Good morning, ladies and gentlemen.
Mine is a small to mid-sized Newfoundland company that has expanded over the past 25-plus years to include five terminals across our province, 100-plus full-time employees and 150-plus pieces of equipment, from tractor-trailers to cars. Three years ago, we started doing speciality services throughout all four Atlantic provinces. By industry standards, we are one of the largest privately owned companies in Newfoundland. I would add to this that our footprint does expand throughout Canada.
What I wanted to talk to you briefly about this morning is the availability of full-time employees wanting to work full time and their expectations from employers. We ourselves have found in the past 10 years—and more so in the past couple of years—that you have to be a psychiatrist and a psychologist, and you have to be a banker. This past winter, because of the price of fuel, we had to advance money to our employees to fill up their fuel tanks. People would say, “Will you pay more money?” There's a little bit more to it. Our average pay per hour is a little over $23. We're not paying minimum wage or that type of thing.
On the cost of operations as it relates to a freight carrier such as Dooley's, statistically, trucking companies run at an operating ratio of 90% to 94%, with big volumes but low margins, yet COVID-19 affirmed how much of an essential service it is. When it's coming to Newfoundland, it moves on a truck or it doesn't move at all. The costs of operations in Atlantic Canada are significantly higher and the margins are thinner.

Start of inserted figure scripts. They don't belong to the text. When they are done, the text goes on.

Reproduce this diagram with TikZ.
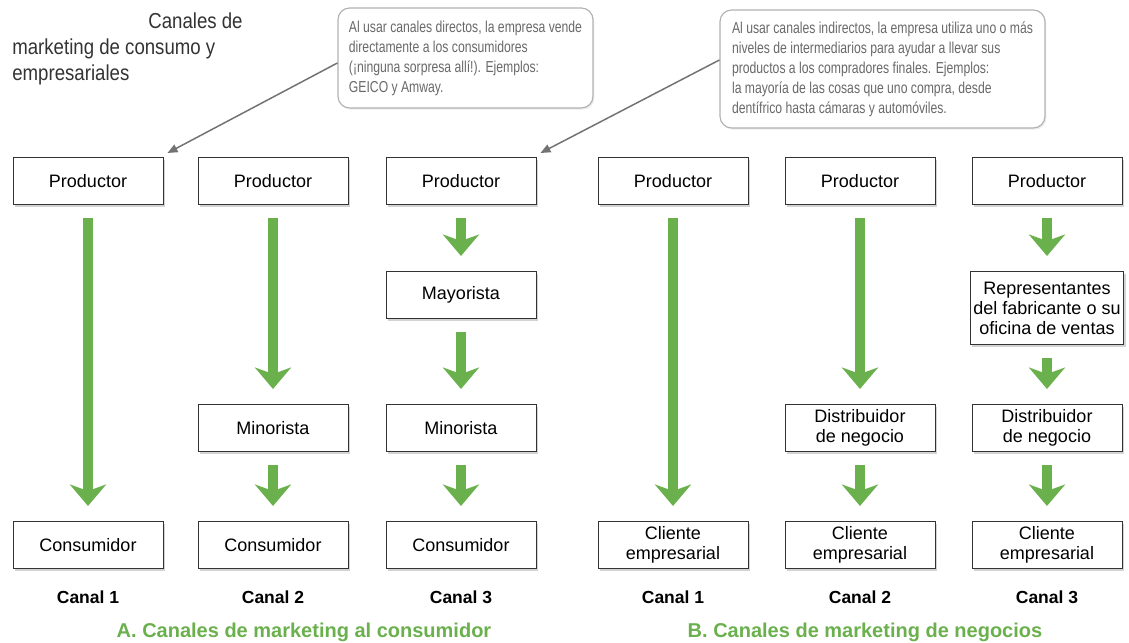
\documentclass[tikz,border=0pt]{standalone}
\usepackage{fontspec}
\setmainfont{Liberation Sans}
\newfontfamily\condfont[FakeStretch=0.86]{Liberation Sans}
\newfontfamily\notefont[FakeStretch=0.77]{Liberation Sans}
\usetikzlibrary{positioning,calc,arrows.meta,shadows}
\definecolor{flowgreen}{RGB}{106,176,76}
\definecolor{notegray}{RGB}{105,105,105}

\begin{document}
\begin{tikzpicture}[x=0.6pt,y=0.6pt,
    box/.style={draw=black!80,fill=white,line width=0.6pt,minimum width=90pt,minimum height=28.2pt,
        inner sep=2pt,align=center,font=\fontsize{10.8}{12}\selectfont,
        drop shadow={opacity=0.35,shadow xshift=1.2pt,shadow yshift=-1.8pt}},
    flow/.style={draw=flowgreen,line width=6.3pt,
        -{Stealth[length=13pt,width=22pt,inset=4pt,line width=0pt]},shorten <=8pt,shorten >=9pt},
    note/.style={draw=black!30,fill=white,rounded corners=7pt,line width=0.7pt,align=left,
        text=notegray,font=\notefont\fontsize{9.5}{12}\selectfont,
        drop shadow={opacity=0.15,shadow xshift=0.8pt,shadow yshift=-1pt}},
    pointer/.style={draw=black!55,line width=0.9pt,-{Triangle[length=6pt,width=5pt]}},
    canal/.style={font=\bfseries\fontsize{10.5}{12}\selectfont},
    part/.style={font=\bfseries\fontsize{12}{14}\selectfont,text=flowgreen}
    ]
\useasboundingbox (0,0) rectangle (1129,643);

% Heading (top left)
\node[anchor=north west,inner sep=0pt,align=left,text=black!80,
    font=\condfont\fontsize{13}{15.6}\selectfont] (T) at (12,631)
    {\hspace*{81.6pt}Canales de\\marketing de consumo y\\empresariales};

% Callouts
\node[note,minimum width=153pt,minimum height=60pt] (N1) at (465.5,585)
    {Al usar canales directos, la empresa vende\\directamente a los consumidores\\(¡ninguna sorpresa allí!). Ejemplos:\\GEICO y Amway.};
\node[note,minimum width=195pt,minimum height=70.8pt] (N2) at (882.5,574)
    {Al usar canales indirectos, la empresa utiliza uno o más\\niveles de intermediarios para ayudar a llevar sus\\productos a los compradores finales. Ejemplos:\\la mayoría de las cosas que uno compra, desde\\dentífrico hasta cámaras y automóviles.};

% A. Consumer channels
\node[box] (PA1) at (88,462) {Productor};
\node[box] (CA1) at (88,98) {Consumidor};
\draw[flow] (PA1)--(CA1);

\node[box] (PA2) at (273,462) {Productor};
\node[box] (MA2) at (273,215) {Minorista};
\node[box] (CA2) at (273,98) {Consumidor};
\draw[flow] (PA2)--(MA2);
\draw[flow] (MA2)--(CA2);

\node[box] (PA3) at (461,462) {Productor};
\node[box] (WA3) at (461,348) {Mayorista};
\node[box] (MA3) at (461,215) {Minorista};
\node[box] (CA3) at (461,98) {Consumidor};
\draw[flow] (PA3)--(WA3);
\draw[flow] (WA3)--(MA3);
\draw[flow] (MA3)--(CA3);

% B. Business channels
\node[box] (PB1) at (673,462) {Productor};
\node[box] (CB1) at (673,98) {Cliente\\empresarial};
\draw[flow] (PB1)--(CB1);

\node[box] (PB2) at (860,462) {Productor};
\node[box] (DB2) at (860,215) {Distribuidor\\de negocio};
\node[box] (CB2) at (860,98) {Cliente\\empresarial};
\draw[flow] (PB2)--(DB2);
\draw[flow] (DB2)--(CB2);

\node[box] (PB3) at (1047,462) {Productor};
\node[box,minimum height=43.8pt] (RB3) at (1047,335) {Representantes\\del fabricante o su\\oficina de ventas};
\node[box] (DB3) at (1047,215) {Distribuidor\\de negocio};
\node[box] (CB3) at (1047,98) {Cliente\\empresarial};
\draw[flow] (PB3)--(RB3);
\draw[flow] (RB3)--(DB3);
\draw[flow] (DB3)--(CB3);

% Callout pointers
\draw[pointer] ([yshift=-3pt]N1.west) -- ($(PA1.north east)+(4,4)$);
\draw[pointer] ([yshift=5.4pt]N2.west) -- ($(PA3.north east)+(4,4)$);

% Labels
\node[canal] (LA1) at (88,46) {Canal 1};
\node[canal] (LA2) at (273,46) {Canal 2};
\node[canal] (LA3) at (461,46) {Canal 3};
\node[canal] (LB1) at (673,46) {Canal 1};
\node[canal] (LB2) at (860,46) {Canal 2};
\node[canal] (LB3) at (1047,46) {Canal 3};

\node[part] (PA) at (304,11) {A. Canales de marketing al consumidor};
\node[part] (PB) at (865,11) {B. Canales de marketing de negocios};

\end{tikzpicture}
\end{document}
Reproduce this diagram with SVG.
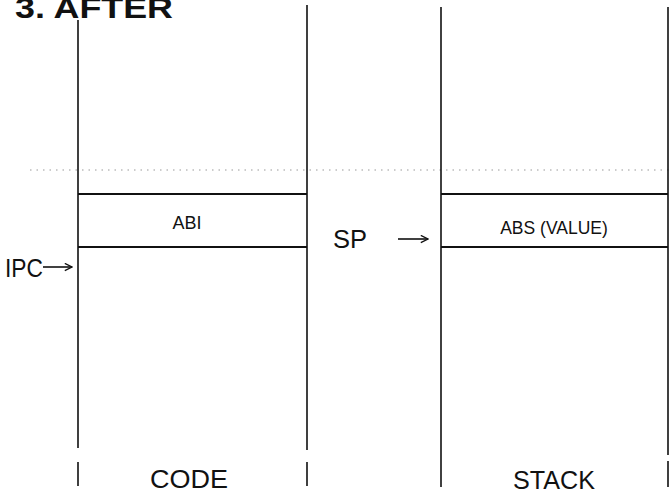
<svg xmlns="http://www.w3.org/2000/svg" width="672" height="494" viewBox="0 0 672 494">
<defs>
<style>
.txt{font-family:"Liberation Sans","DejaVu Sans",sans-serif;fill:#111}
.wall{stroke:#111;stroke-width:1.6;fill:none}
.slot{stroke:#111;stroke-width:2.2;fill:none}
.dots{stroke:#999;stroke-width:1.2;stroke-dasharray:1.5 5;fill:none}
.arr{stroke:#111;stroke-width:1.6;fill:none}
</style>
<marker id="ah" viewBox="0 0 10 10" refX="9" refY="5" markerWidth="9" markerHeight="9" orient="auto" markerUnits="userSpaceOnUse">
<path d="M1,1 L9,5 L1,9" fill="none" stroke="#111" stroke-width="1.5"/>
</marker>
</defs>
<rect width="672" height="494" fill="#fff"/>
<text id="title" class="txt" x="15" y="18" font-size="29" font-weight="bold" textLength="158" lengthAdjust="spacingAndGlyphs">3. AFTER</text>
<line class="dots" x1="30" y1="170" x2="670" y2="170"/>
<g id="code">
<path class="wall" d="M78,20 V448 M78,462 V486"/>
<path class="wall" d="M307,5 V450 M307,462 V486" stroke-width="2"/>
<path class="slot" d="M78,194 H307 M78,247 H307"/>
<text class="txt" x="187" y="229" font-size="18" text-anchor="middle">ABI</text>
<text class="txt" x="189" y="488" font-size="25" text-anchor="middle" textLength="78" lengthAdjust="spacingAndGlyphs">CODE</text>
</g>
<g id="stack">
<path class="wall" d="M441,7 V487" stroke-width="2"/>
<path class="wall" d="M668,7 V455 M668,461 V487"/>
<path class="slot" d="M441,194 H668 M441,247 H668"/>
<text class="txt" x="554" y="234" font-size="17.5" text-anchor="middle">ABS (VALUE)</text>
<text class="txt" x="554" y="489" font-size="25" text-anchor="middle" textLength="82" lengthAdjust="spacingAndGlyphs">STACK</text>
</g>
<g id="ipc">
<text class="txt" x="5" y="277" font-size="25" textLength="38" lengthAdjust="spacingAndGlyphs">IPC</text>
</g>
<g id="sp">
<text class="txt" x="333" y="248" font-size="25" textLength="34" lengthAdjust="spacingAndGlyphs">SP</text>
</g>
<g id="connectors">
<line class="arr" x1="43" y1="267" x2="72" y2="267" marker-end="url(#ah)"/>
<line class="arr" x1="398" y1="239" x2="428" y2="239" marker-end="url(#ah)"/>
</g>
</svg>
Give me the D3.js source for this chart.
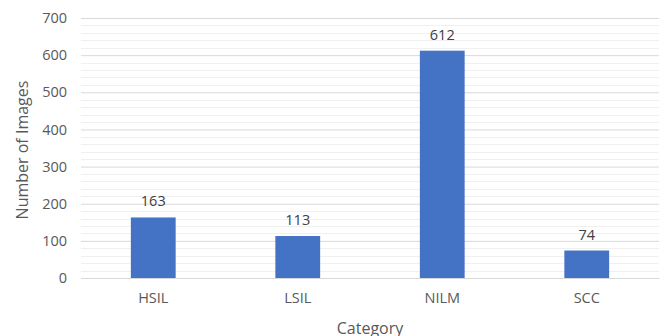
<!DOCTYPE html>
<html><head><meta charset="utf-8">
<script src="https://cdn.jsdelivr.net/npm/d3@7"></script>
<style>body{margin:0;background:#fff;} svg{display:block;}</style>
</head><body>
<script>
const categories = ["HSIL", "LSIL", "NILM", "SCC"];
const values = [163, 113, 612, 74];
const yTicks = [0, 100, 200, 300, 400, 500, 600, 700];
const xTitle = "Category";
const yTitle = "Number of Images";

const W = 662, H = 336;
const m = {left: 81, right: 3, top: 18, bottom: 58};
const font = "'Open Sans', sans-serif";
const svg = d3.select("body").append("svg").attr("width", W).attr("height", H);

const x = d3.scaleBand().domain(categories).range([m.left, W - m.right]).padding(0);
const y = d3.scaleLinear().domain([0, 700]).range([H - m.bottom, m.top]);

// minor gridlines
svg.append("g").selectAll("line").data(d3.range(0, 701, 20).filter(v => v % 100 !== 0))
  .join("line").attr("x1", m.left).attr("x2", W - m.right)
  .attr("y1", d => Math.round(y(d)) + 0.5).attr("y2", d => Math.round(y(d)) + 0.5)
  .attr("stroke", "#f0f0f0").attr("stroke-width", 1);

// major gridlines via axis
const yAxis = svg.append("g").attr("transform", `translate(${m.left},0)`)
  .call(d3.axisLeft(y).tickValues(yTicks).tickSize(-(W - m.left - m.right)).tickPadding(14));
yAxis.select(".domain").remove();
yAxis.selectAll(".tick line").attr("stroke", "#d9d9d9");
yAxis.selectAll(".tick text").attr("fill", "#595959").attr("font-family", font).attr("font-size", "14.5px");

// bars
const bw = x.bandwidth() * 0.31;
svg.append("g").selectAll("rect").data(values).join("rect")
  .attr("x", (d, i) => x(categories[i]) + x.bandwidth() / 2 - bw / 2)
  .attr("width", bw)
  .attr("y", d => y(d))
  .attr("height", d => y(0) - y(d))
  .attr("fill", "#4472c4");

// value labels
svg.append("g").selectAll("text").data(values).join("text")
  .attr("x", (d, i) => x(categories[i]) + x.bandwidth() / 2)
  .attr("y", d => y(d) - 11)
  .attr("text-anchor", "middle").attr("fill", "#404040")
  .attr("font-family", font).attr("font-size", "14.5px")
  .text(d => d);

// x axis
const xAxis = svg.append("g").attr("transform", `translate(0,${H - m.bottom})`)
  .call(d3.axisBottom(x).tickSize(0).tickPadding(15));
xAxis.select(".domain").attr("stroke", "#d9d9d9");
xAxis.selectAll(".tick text").attr("fill", "#595959").attr("font-family", font).attr("font-size", "14.5px");

// titles
svg.append("text").attr("x", 370).attr("y", 334).attr("text-anchor", "middle")
  .attr("fill", "#595959").attr("font-family", font).attr("font-size", "16px").text(xTitle);
svg.append("text").attr("transform", "translate(28,150) rotate(-90)").attr("text-anchor", "middle")
  .attr("fill", "#595959").attr("font-family", font).attr("font-size", "16px").text(yTitle);
</script>
</body></html>
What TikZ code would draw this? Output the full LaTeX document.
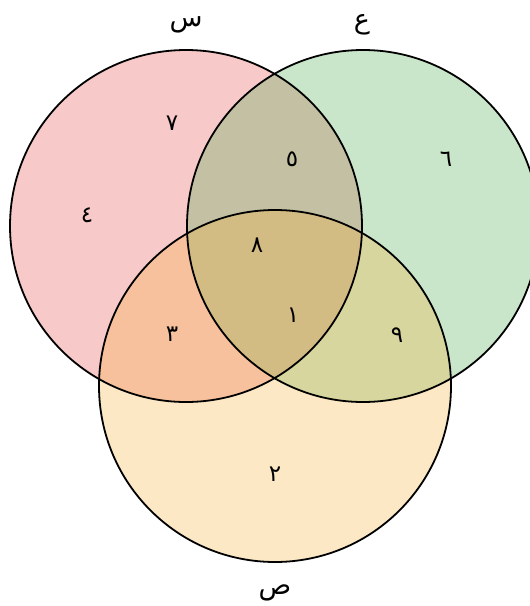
\documentclass[tikz,border=0pt]{standalone}
\usepackage{fontspec}
\newfontfamily\arabicfont[Script=Arabic]{DejaVu Sans}
\TeXXeTstate=1
\definecolor{cred}{RGB}{228,75,72}
\definecolor{cgreen}{RGB}{78,172,78}
\definecolor{corange}{RGB}{245,178,58}
\begin{document}
\begin{tikzpicture}[x=1pt,y=-1pt,
  setfill/.style={fill opacity=0.3},
  outline/.style={draw=black,line width=1.8pt},
  num/.style={font=\arabicfont\fontsize{23}{23}\selectfont,inner sep=0pt},
  lab/.style={font=\arabicfont\fontsize{27}{27}\selectfont,inner sep=0pt}]
\useasboundingbox (0,0) rectangle (530,606);
\clip (0,0) rectangle (530,606);
\coordinate (cA) at (186,226);
\coordinate (cB) at (363,226);
\coordinate (cC) at (275,386);
\fill[cred,setfill] (cA) circle[radius=176];
\fill[cgreen,setfill] (cB) circle[radius=176];
\fill[corange,setfill] (cC) circle[radius=176];
\draw[outline] (cA) circle[radius=176];
\draw[outline] (cB) circle[radius=176];
\draw[outline] (cC) circle[radius=176];
\node[lab] (ls) at (186,25) {\beginR س\endR};
\node[lab] (le) at (362,25) {\beginR ع\endR};
\node[lab] (lp) at (275,593) {\beginR ص\endR};
\node[num] (n7) at (172,123) {٧};
\node[num] (n5) at (292,159) {٥};
\node[num] (n6) at (446,159) {٦};
\node[num] (n4) at (87,215) {٤};
\node[num] (n8) at (257,245) {٨};
\node[num] (n1) at (293,315) {١};
\node[num] (n3) at (172,334) {٣};
\node[num] (n9) at (397,335) {٩};
\node[num] (n2) at (275,474) {٢};
\end{tikzpicture}
\end{document}
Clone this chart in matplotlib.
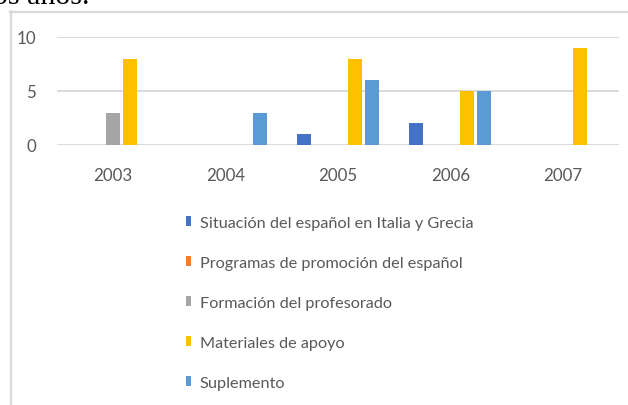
import matplotlib
matplotlib.use("Agg")
import matplotlib.pyplot as plt
import numpy as np
from matplotlib.patches import Rectangle
from matplotlib.lines import Line2D

years = ["2003", "2004", "2005", "2006", "2007"]
series_names = [
    "Situación del español en Italia y Grecia",
    "Programas de promoción del español",
    "Formación del profesorado",
    "Materiales de apoyo",
    "Suplemento",
]
situacion = [0, 0, 1, 2, 0]
programas = [0, 0, 0, 0, 0]
formacion = [3, 0, 0, 0, 0]
materiales = [8, 0, 8, 5, 9]
suplemento = [0, 3, 6, 5, 0]
yticks = [0, 5, 10]

colors = ["#4472C4", "#ED7D31", "#A5A5A5", "#FFC000", "#5B9BD5"]
values = [situacion, programas, formacion, materiales, suplemento]

W, H = 628, 406
fig = plt.figure(figsize=(W / 100, H / 100), dpi=100)
FONT = ["Lato", "DejaVu Sans"]
txt_color = "#595959"

def fx(px):
    return px / W

def fy(py):
    return 1 - py / H

ax = fig.add_axes([fx(57), fy(146), fx(619) - fx(57), fy(38) - fy(146)])
x = np.arange(len(years))
slot = 0.151
bw = 0.125
for i, (vals, c) in enumerate(zip(values, colors)):
    ax.bar(x + (i - 2) * slot, vals, width=bw, color=c, linewidth=0, zorder=3)

ax.set_xlim(-0.5, len(years) - 0.5)
ax.set_ylim(0, 10)
ax.set_yticks(yticks)
ax.set_yticklabels([str(v) for v in yticks], fontfamily=FONT, fontsize=12.2, color=txt_color)
ax.set_xticks(x)
ax.set_xticklabels(years, fontfamily=FONT, fontsize=12.2, color=txt_color)
ax.tick_params(axis="both", length=0)
ax.tick_params(axis="y", pad=15)
ax.tick_params(axis="x", pad=16)
for s in ax.spines.values():
    s.set_visible(False)
ax.yaxis.grid(True, color="#d9d9d9", linewidth=1.4, zorder=0)
ax.set_axisbelow(True)
ax.patch.set_alpha(0)

handles = [Rectangle((0, 0), 1, 1, facecolor=c, edgecolor="none") for c in colors]
leg = fig.legend(handles, series_names, loc="upper left",
                 bbox_to_anchor=(fx(186), fy(217)), frameon=False,
                 prop={"family": FONT, "size": 11.7}, labelcolor=txt_color,
                 handlelength=0.3, handleheight=0.6, handletextpad=0.55,
                 labelspacing=1.6, borderpad=0, borderaxespad=0)

# frame of the embedded chart
fig.add_artist(Line2D([fx(10.5), fx(10.5)], [fy(12), 0], color="#d9d9d9", linewidth=1.6))
fig.add_artist(Line2D([fx(10), 1], [fy(12.5), fy(12.5)], color="#d9d9d9", linewidth=1.6))

# cropped document text above the chart
fig.text(fx(-7), fy(3.5), "os años.", fontfamily=["Liberation Serif", "DejaVu Serif"],
         fontsize=21.5, color="black", ha="left", va="baseline")

fig.savefig("out.png", dpi=100)
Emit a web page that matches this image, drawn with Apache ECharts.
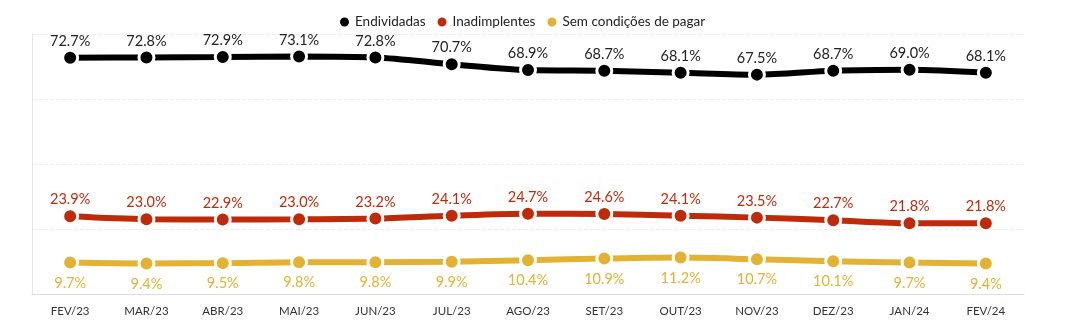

On threats to profitability and sustainability, there is the cost of equipment. Four years ago, we paid $130,000 to $140,000 for a long-haul tractor. Today, that's a purchase of $246,000 to $295,000. That's in four years, I would add. I just found out from my insurance company yesterday—I didn't read the clause because no equipment was $200,000 or more—that my deductible if we had an accident, which was $5,000, has now gone to $10,000, not talking about the interest rates on financing, which are through the roof.
On parts availability, you could expect inventory in stock or overnight service. Today, you can expect upwards of one or two weeks. The cost of parts has increased significantly. There's downtime, with wheels not turning, and therefore no revenue is being generated.
On government legislation mandated without an understanding of the cost of downloading to the trucking industry, I could speak volumes on that. I know that we've heard so much about the EI insurance. We've heard talk about mandatory paid sick days. That's a discussion that's gone on in the past. I have no problem with that. The problem I have is with somebody who turns around and doesn't understand what's happening in a business like ours or in any other business and says, “You have to pay in 10 days.” That's without an understanding of, number one, where that money is going to come from, and also, if a driver is parked for 10 days, that tractor is generating no revenue, and there are costs associated with that.
You can look at our case, and this case can go right across the country. We have contracts with pharmaceutical companies. We're hauling narcotics and drugs. I can't call up the pharmaceutical company and say, “Look, my driver is sick today. I'm sorry, but we can't make it tonight.” It just doesn't happen. That's reality for us day in, day out.
More important to me right now, and what has had the biggest effect on me in the past 12 months, are the fuel taxes in general and now the carbon tax that's continuing to grow and is added. Basically, it's killing our bottom line. I just did some analysis. In the month of September, I paid out $16,302 in carbon tax. Do the math on that. September is one of our slower months, so when you get into the busier months, that figure is going to go up to $25,000 or $30,000. Just take a 12-month period. My bottom line last year was smaller than that.
Going the route that we're going right now, I'm going to lose money. You turn around and say, “Well, increase prices.” Yes, we're working on that. But some of these contracts were put in place three years ago. They're negotiated every three to five years. You have to work through them and then negotiate them when they come up for renewal.
To bring this closer to home, and I'm going to finish up with this, I don't know if people realize it, but this applies to Newfoundland. If you're bringing a 53-foot trailer load of food into Newfoundland and crossing on the ferry, you're looking at a bill of about $10,000 to $14,000 for that trailer load. That's one way. The reason for that is that there's very little backhaul. In the fishery season there is, but throughout the others there's very little. So you have the Marine Atlantic fees and the fuel surcharges. Now they're going to add on an 80% fuel surcharge on top of that $10,000 bill. When you turn around and have 10,000 dollars' worth of groceries coming in that now costs you $18,000, you have the effect of a ball rolling down the road. It's a snowball that keeps growing.